__Exercise instructions__
Leaving out all images, write out the records that follow exactly.

__Recorded data__
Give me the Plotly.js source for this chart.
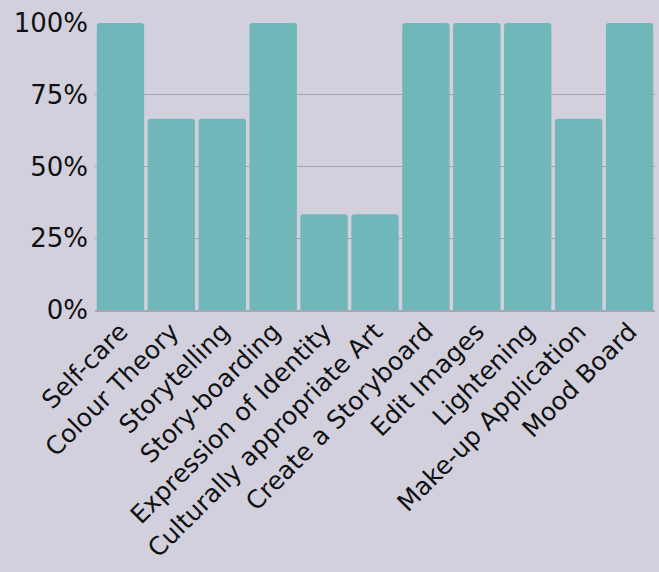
<!DOCTYPE html>
<html><head><meta charset="utf-8">
<script src="https://cdn.plot.ly/plotly-3.0.1.min.js"></script>
<style>html,body{margin:0;padding:0;background:#d3d0de;}#chart{width:659px;height:572px;}</style>
</head><body><div id="chart"></div>
<script>
const categories = ["Self-care","Colour Theory","Storytelling","Story-boarding","Expression of Identity","Culturally appropriate Art","Create a Storyboard","Edit Images","Lightening","Make-up Application","Mood Board"];
const values = [100, 66.67, 66.67, 100, 33.33, 33.33, 100, 100, 100, 66.67, 100];
const yTickVals = [0, 25, 50, 75, 100];
const yTickText = ["0%","25%","50%","75%","100%"];

Plotly.newPlot('chart', [{
  type: 'bar', x: categories, y: values,
  marker: {color: '#6fb7b8', line: {width: 0}},
  hoverinfo: 'none'
}], {
  width: 659, height: 572,
  margin: {l: 95, r: 4, t: 23, b: 262, pad: 0},
  paper_bgcolor: '#d3d0de', plot_bgcolor: '#d3d0de',
  bargap: 0.07,
  barcornerradius: 3,
  font: {family: 'DejaVu Sans, sans-serif', size: 25, color: '#111'},
  xaxis: {tickangle: -45, showgrid: false, showline: true, linecolor: '#a8a5b2', linewidth: 2, ticks: '', tickfont: {size: 25}, ticklabelstandoff: -5},
  yaxis: {range: [0, 100], tickvals: yTickVals, ticktext: yTickText, showgrid: true, gridcolor: '#a5a2b0', gridwidth: 1, zeroline: false, ticks: '', tickfont: {size: 26}, ticklen: 0, ticklabelstandoff: 6},
  showlegend: false
}, {staticPlot: true});
</script></body></html>
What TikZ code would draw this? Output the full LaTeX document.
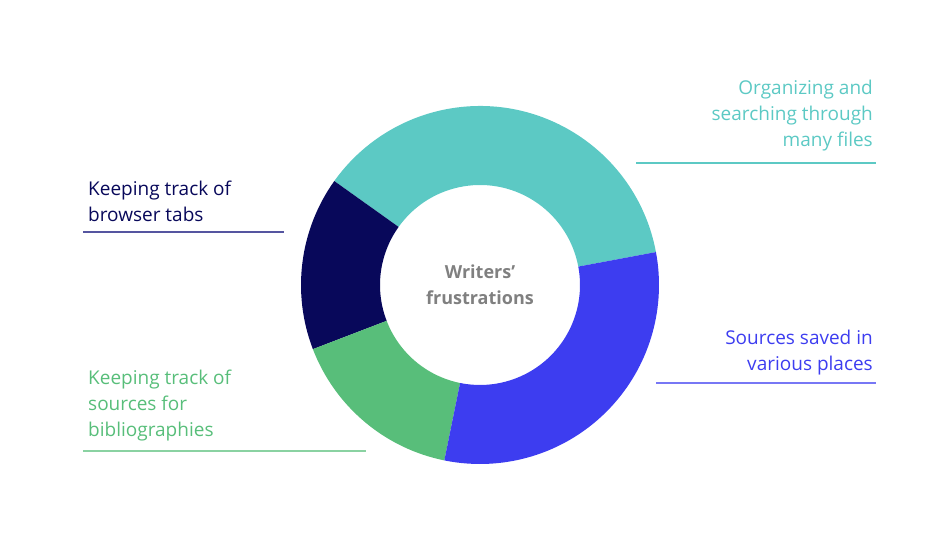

__The response__
Give me the Plotly.js source for this chart.
<!DOCTYPE html>
<html><head><meta charset="utf-8">
<script src="https://cdn.plot.ly/plotly-3.0.1.min.js"></script>
<style>html,body{margin:0;padding:0;background:#d3d0de;}#chart{width:659px;height:572px;}</style>
</head><body><div id="chart"></div>
<script>
const categories = ["Self-care","Colour Theory","Storytelling","Story-boarding","Expression of Identity","Culturally appropriate Art","Create a Storyboard","Edit Images","Lightening","Make-up Application","Mood Board"];
const values = [100, 66.67, 66.67, 100, 33.33, 33.33, 100, 100, 100, 66.67, 100];
const yTickVals = [0, 25, 50, 75, 100];
const yTickText = ["0%","25%","50%","75%","100%"];

Plotly.newPlot('chart', [{
  type: 'bar', x: categories, y: values,
  marker: {color: '#6fb7b8', line: {width: 0}},
  hoverinfo: 'none'
}], {
  width: 659, height: 572,
  margin: {l: 95, r: 4, t: 23, b: 262, pad: 0},
  paper_bgcolor: '#d3d0de', plot_bgcolor: '#d3d0de',
  bargap: 0.07,
  barcornerradius: 3,
  font: {family: 'DejaVu Sans, sans-serif', size: 25, color: '#111'},
  xaxis: {tickangle: -45, showgrid: false, showline: true, linecolor: '#a8a5b2', linewidth: 2, ticks: '', tickfont: {size: 25}, ticklabelstandoff: -5},
  yaxis: {range: [0, 100], tickvals: yTickVals, ticktext: yTickText, showgrid: true, gridcolor: '#a5a2b0', gridwidth: 1, zeroline: false, ticks: '', tickfont: {size: 26}, ticklen: 0, ticklabelstandoff: 6},
  showlegend: false
}, {staticPlot: true});
</script></body></html>
What TikZ code would draw this? Output the full LaTeX document.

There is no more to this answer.